Sementara itu, berdasarkan Data Pusat Operasi Keamanan Siber Nasional (Pusopskamsinas) - Badan Siber dan Sandi Negara (BSSN), telah terjadi peningkatan signifikan serangan siber yang terjadi sejak adanya pandemi COVID-19 ini.
Berdasarkan monitoring Pusopskamsinas BSSN terjadi anomali trafik serangan terhadap Indonesia selama 2020, dari 1 Januari hingga Desember 2020 yang mendeteksi 495.337.202 serangan siber terjadi di Indonesia atau meningkat hinga dua kali lipat dibanding tahun sebelumnya. Serangan terbanyak berupa malware trojan yang dapat merusak suatu sistem ataupun mencuri data.
Kepala Badan Siber dan Sandi Negara (BSSN), Letjen TNI (Purn) Hinsa Siburian dalam acara bertajuk "ItWorks Webinar Series" mengatakan, pandemi COVID-19 menjadi sebuah disrupsi pada peradaban manusia, di mana telah mengubah pola hidup dan pola kerja seluruh bangsa di dunia. Masyarakat menurutnya, kini semakin tergantung dengan pemanfaatan internet.
Namun di sisi lain, peningkatan aktivitas digital di saat pandemi COVID-19 juga berbanding lurus dengan meningkatnya serangan siber yang juga meningkat signifikan, menyerang hampir seluruh wilayah dunia, termasuk Indonesia.
BACA JUGA:
"Ancaman dan Risiko serangan siber naik seiring dengan semakin banyaknya pengguna internet dan aktivitas digital masyarakat. Pada beberapa kasus yang terjadi pada masa pandemi ini, threat actor juga terus meningkatkan serangan, termasuk memanfaatkan isu COVID-19. Indonesia pun terdampak oleh kasus keamanan siber global ini. Serangan siber bisa terjadi kapan saja dan kepada siapa saja," ujar Hinsa Siburian dalam keterangan yang diterima, Rabu 17 Maret.
Ia menambahkan bahwa, meningkatanya kerentanan dan meningkatnya ancaman kejahatan siber ini, di sisi lain harus diimbangi dengan upaya untuk meningkatkan kesadaran dan pemahaman akan pentingnya menjaga dan meningkatkan ketahanan dari adanya ancaman kejahatan dunia maya ini.
"Presiden Joko Widodo dalam suatu kesempatan menandaskan pentingnya perlindungan data dan keamanan siber di era digital ini.
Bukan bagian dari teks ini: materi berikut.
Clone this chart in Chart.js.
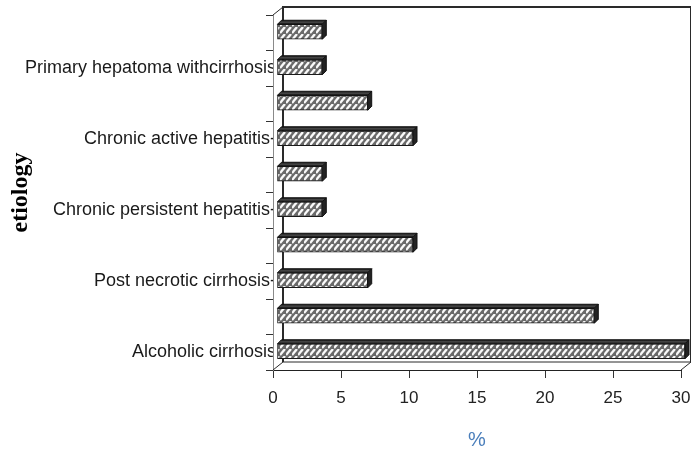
<!DOCTYPE html>
<html>
<head>
<meta charset="utf-8">
<script src="https://cdn.jsdelivr.net/npm/chart.js@4/dist/chart.umd.min.js"></script>
<style>
  body { margin: 0; background: #fff; }
  canvas { display: block; }
</style>
</head>
<body>
<canvas id="myChart" width="691" height="456"></canvas>
<script>
const labels = [
    '',
    'Primary hepatoma withcirrhosis',
    '',
    'Chronic active hepatitis-',
    '',
    'Chronic persistent hepatitis-',
    '',
    'Post necrotic cirrhosis-',
    '',
    'Alcoholic cirrhosis'
]
const values = [3.33, 3.33, 6.67, 10, 3.33, 3.33, 10, 6.67, 23.33, 30]
const xTicks = [0, 5, 10, 15, 20, 25, 30]

// hatch fill for the bar fronts
function hatch() {
    const c = document.createElement('canvas')
    c.width = 6
    c.height = 7
    const g = c.getContext('2d')
    g.fillStyle = '#6a6a6a'
    g.fillRect(0, 0, 6, 7)
    g.strokeStyle = '#fafafa'
    g.lineWidth = 2.4
    g.beginPath()
    g.moveTo(0, 6)
    g.lineTo(5, 0)
    g.stroke()
    return g.createPattern(c, 'repeat')
}

const DX = 10, DY = -8   // depth of the frame
const BX = 4, BY = -4    // depth of each bar
const SHIFT = 4

const frame3d = {
    id: 'frame3d',
    beforeDatasetsDraw(chart) {
        const {ctx, chartArea: a} = chart
        ctx.save()
        ctx.strokeStyle = '#2a2a2a'
        ctx.lineWidth = 2
        ctx.beginPath()
        ctx.moveTo(a.left + DX, a.bottom + DY)
        ctx.lineTo(a.left + DX, a.top + DY)
        ctx.lineTo(a.right + DX, a.top + DY)
        ctx.lineTo(a.right + DX, a.bottom + DY)
        ctx.stroke()
        ctx.lineWidth = 1
        ctx.beginPath()
        ctx.moveTo(a.left + DX, a.bottom + DY)
        ctx.lineTo(a.right + DX, a.bottom + DY)
        ctx.moveTo(a.left, a.bottom)
        ctx.lineTo(a.left + DX, a.bottom + DY)
        ctx.moveTo(a.right, a.bottom)
        ctx.lineTo(a.right + DX, a.bottom + DY)
        ctx.moveTo(a.left, a.top)
        ctx.lineTo(a.left + DX, a.top + DY)
        ctx.stroke()
        ctx.restore()
        ctx.save()
        ctx.translate(SHIFT, -1)
    },
    afterDatasetsDraw(chart) {
        const {ctx} = chart
        chart.getDatasetMeta(0).data.forEach(bar => {
            const p = bar.getProps(['x', 'y', 'base', 'height'], true)
            const x0 = p.base, x1 = p.x
            const y0 = p.y - p.height / 2, y1 = p.y + p.height / 2
            const gr = ctx.createLinearGradient(0, y0 + BY, 0, y0)
            gr.addColorStop(0, '#111')
            gr.addColorStop(0.5, '#4a4a4a')
            gr.addColorStop(1, '#111')
            ctx.fillStyle = gr
            ctx.strokeStyle = '#111'
            ctx.lineWidth = 1
            ctx.beginPath()
            ctx.moveTo(x0, y0)
            ctx.lineTo(x0 + BX, y0 + BY)
            ctx.lineTo(x1 + BX, y0 + BY)
            ctx.lineTo(x1, y0)
            ctx.closePath()
            ctx.fill()
            ctx.stroke()
            ctx.fillStyle = '#222'
            ctx.beginPath()
            ctx.moveTo(x1, y0)
            ctx.lineTo(x1 + BX, y0 + BY)
            ctx.lineTo(x1 + BX, y1 + BY)
            ctx.lineTo(x1, y1)
            ctx.closePath()
            ctx.fill()
            ctx.stroke()
        })
        ctx.restore()
    }
}

const data = {
    labels,
    datasets: [{
        data: values,
        backgroundColor: hatch(),
        borderColor: '#1a1a1a',
        borderWidth: 1,
        borderSkipped: false,
        barThickness: 15,
        clip: false
    }]
}

const config = {
    type: 'bar',
    data: data,
    plugins: [frame3d],
    options: {
        indexAxis: 'y',
        responsive: false,
        animation: false,
        layout: {
            padding: {top: 15, right: 10, bottom: 0, left: 0}
        },
        plugins: {
            legend: {display: false},
            tooltip: {enabled: false}
        },
        scales: {
            x: {
                min: 0,
                max: 30,
                afterBuildTicks: (s) => { s.ticks = xTicks.map(v => ({value: v})) },
                afterFit: (s) => { s.height = 86; s.paddingRight = 0; s.paddingLeft = 0 },
                grid: {
                    drawOnChartArea: false,
                    tickLength: 8,
                    color: '#333'
                },
                border: {color: '#222', width: 1},
                ticks: {
                    color: '#222',
                    padding: 10,
                    font: {family: 'Liberation Sans', size: 17}
                },
                title: {
                    display: true,
                    text: '%',
                    color: '#4a7ebb',
                    padding: {top: 0, bottom: 4},
                    font: {family: 'Liberation Sans', size: 20}
                }
            },
            y: {
                afterFit: (s) => { s.width = 273; s.paddingTop = 0; s.paddingBottom = 0 },
                grid: {
                    drawOnChartArea: false,
                    tickLength: 7,
                    color: '#333'
                },
                border: {color: '#8a8a8a', width: 1},
                ticks: {
                    color: '#1a1a1a',
                    padding: -10,
                    autoSkip: false,
                    font: {family: 'Liberation Sans', size: 18}
                },
                title: {
                    display: true,
                    text: 'etiology',
                    color: '#000',
                    padding: {top: 6, bottom: 0},
                    font: {family: 'Liberation Serif', size: 24, weight: 'bold'}
                }
            }
        }
    }
}

const myChart = new Chart(document.getElementById('myChart').getContext('2d'), config)
</script>
</body>
</html>
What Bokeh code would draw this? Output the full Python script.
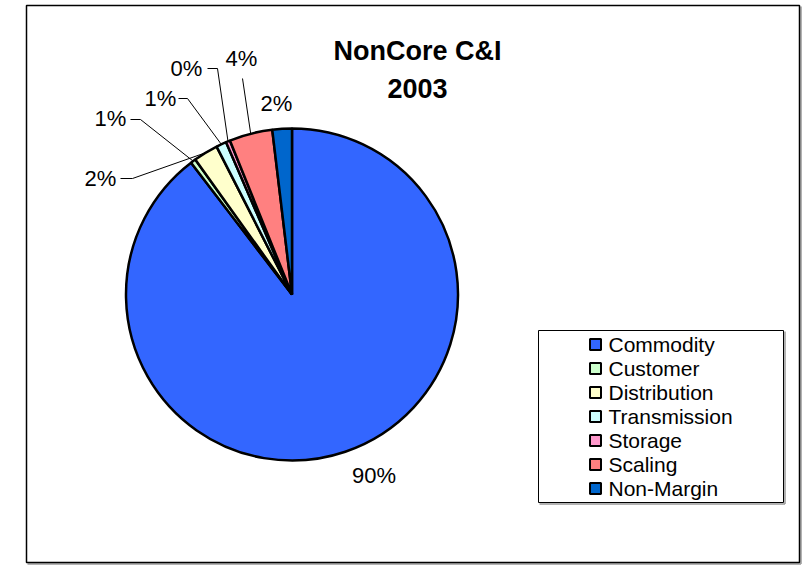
import math
from bokeh.plotting import figure
from bokeh.models import Range1d
from bokeh.core.properties import value
from bokeh.embed import file_html
from bokeh.resources import INLINE

# ---------------- data ----------------
categories = ["Commodity", "Customer", "Distribution", "Transmission",
              "Storage", "Scaling", "Non-Margin"]
shares = [89.6, 0.5, 2.4, 1.0, 0.4, 4.2, 1.9]
colors = ["#3366FF", "#CCFFCC", "#FFFFCC", "#CCFFFF",
          "#FF99CC", "#FF8080", "#0066CC"]
title_lines = ["NonCore C&I", "2003"]

# ---------------- layout (screen px) ----------------
W, H = 802, 565


def X(sx):
    return sx


def Y(sy):
    return H - sy


FONT = value("Liberation Sans")

p = figure(width=W, height=H, x_range=Range1d(0, W), y_range=Range1d(0, H),
           output_backend="svg", toolbar_location=None, min_border=0,
           x_axis_location=None, y_axis_location=None)
p.xgrid.visible = False
p.ygrid.visible = False
p.outline_line_color = None
p.background_fill_color = "white"
p.border_fill_color = "white"

# chart-area frame (with light shadow)
p.line(x=[X(800.5), X(800.5)], y=[Y(6), Y(563.5)], line_color="#999999", line_width=1.5)
p.line(x=[X(27), X(800.5)], y=[Y(563.5), Y(563.5)], line_color="#999999", line_width=1.5)
p.quad(left=X(26), right=X(799), top=Y(5), bottom=Y(562),
       fill_color=None, line_color="black", line_width=1.5)

# ---------------- pie ----------------
cx, cy, R = X(291.5), Y(294), 166
total = sum(shares)
starts, ends, mids = [], [], []
acc = 0.0
for v in shares:
    a0 = acc
    a1 = acc + v / total * 360.0
    starts.append(math.radians(90 - a1))
    ends.append(math.radians(90 - a0))
    mids.append(math.radians(90 - (a0 + a1) / 2))
    acc = a1

p.wedge(x=[cx] * len(shares), y=[cy] * len(shares), radius=R,
        start_angle=starts, end_angle=ends, direction="anticlock",
        fill_color=colors, line_color="black", line_width=2.5)

# ---------------- percent labels ----------------
pct_labels = [f"{int(v / total * 100 + 0.5)}%" for v in shares]

label_pos = {  # (center x, cap-centre y) in screen px
    "Commodity": (373.5, 475),
    "Customer": (110, 118),
    "Distribution": (100, 178),
    "Transmission": (160, 98),
    "Storage": (186, 68),
    "Scaling": (241, 58),
    "Non-Margin": (276, 103),
}
leader_start = {
    "Customer": [(130, 119), (140, 119)],
    "Distribution": [(120, 178), (132, 178)],
    "Transmission": [(178, 98), (187, 98)],
    "Storage": [(207, 68), (217, 68)],
    "Scaling": [(242, 78)],
}

lxs, lys = [], []
for i, c in enumerate(categories):
    if c in leader_start:
        pts = leader_start[c]
        xs = [X(a) for a, b in pts] + [cx + R * math.cos(mids[i])]
        ys = [Y(b) for a, b in pts] + [cy + R * math.sin(mids[i])]
        lxs.append(xs)
        lys.append(ys)
p.multi_line(xs=lxs, ys=lys, line_color="black", line_width=1)

p.text(x=[X(label_pos[c][0]) for c in categories],
       y=[Y(label_pos[c][1]) for c in categories],
       text=pct_labels, text_font=FONT, text_font_size="22px",
       text_align="center", text_baseline="middle", text_color="black")

# ---------------- title ----------------
p.text(x=[X(417), X(417)], y=[Y(50), Y(88)], text=title_lines,
       text_font=FONT, text_font_size="27px", text_font_style="bold",
       text_align="center", text_baseline="middle", text_color="black")

# ---------------- legend ----------------
lg_l, lg_r, lg_t, lg_b = 538, 783, 330, 502
p.line(x=[X(lg_r + 1.5), X(lg_r + 1.5)], y=[Y(lg_t + 1), Y(lg_b + 1.5)], line_color="#999999", line_width=1.5)
p.line(x=[X(lg_l + 1), X(lg_r + 1.5)], y=[Y(lg_b + 1.5), Y(lg_b + 1.5)], line_color="#999999", line_width=1.5)
p.quad(left=X(lg_l), right=X(lg_r), top=Y(lg_t), bottom=Y(lg_b),
       fill_color="white", line_color="black", line_width=1)

row_y = [344 + 24 * i for i in range(len(categories))]
p.rect(x=[X(595)] * len(categories), y=[Y(r) for r in row_y], width=11, height=11,
       fill_color=colors, line_color="black", line_width=2)
p.text(x=[X(608)] * len(categories), y=[Y(r) for r in row_y], text=categories,
       text_font=FONT, text_font_size="21px", text_align="left",
       text_baseline="middle", text_color="black")

open("out.html", "w").write(file_html(p, INLINE))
Dalam pidatonya 16 Agustus 2019, Presiden Jokowi sudah berpesan dan mengatakan: Kita harus siaga menghadapi ancaman kejahatan siber, termasuk kejahatan penyalahgunaan data. Data adalah jenis kekayaan baru bangsa kita, kini data lebih berharga dari minyak. Nah dalam hal ini, tugas BSSN RI adalah melaksanakan tugas pemerintahan di bidang keamanan siber dan sandi untuk membantu presiden dalam menyelenggarakan pemerintahan. Dalam bidang pertahanan keamanan, kita juga harus tanggap dan siap menghadapi perang siber ini," paparnya.
Tri Haryanto, selaku Manager IT PT Jasa Raharja (Persero) membagikan pengalaman sebagai orang yang bertanggung jawab di bidang ICT PT Jasa Raharja yang juga telah menggunakan solusi keamanan untuk mendukug operasional kantor pusat, cabang, dan juga mendukung kinerja karyawan yang melakukan WFH di tengah pandemi COVID-19 ini.
"Di tengah pandemi kami telah menerapkan sisitem kerja yang fleksibel, works from anywhere dengan perangkat mobile dengan sistem jaringan IT terintegrasi. Termasuk hubungan dengan kantor cabang, karyawan, dan juga pelanggan. Tentu ini sangat membutuhkan jaringan yang bisa diandalkan dan secure. Bisa dibayangkan jika sistem jaringan diretas, operasional kami pun akan terhambat. Karena itu, kami sangat konsen dalam hal ini, kami telah menggunakan solusi dari Fortinet dan sejauh ini bisa mendukung kelancaran operasional kami, baik di pusat maupun hubungan dengan seluruh kantor cabang," ujarnya.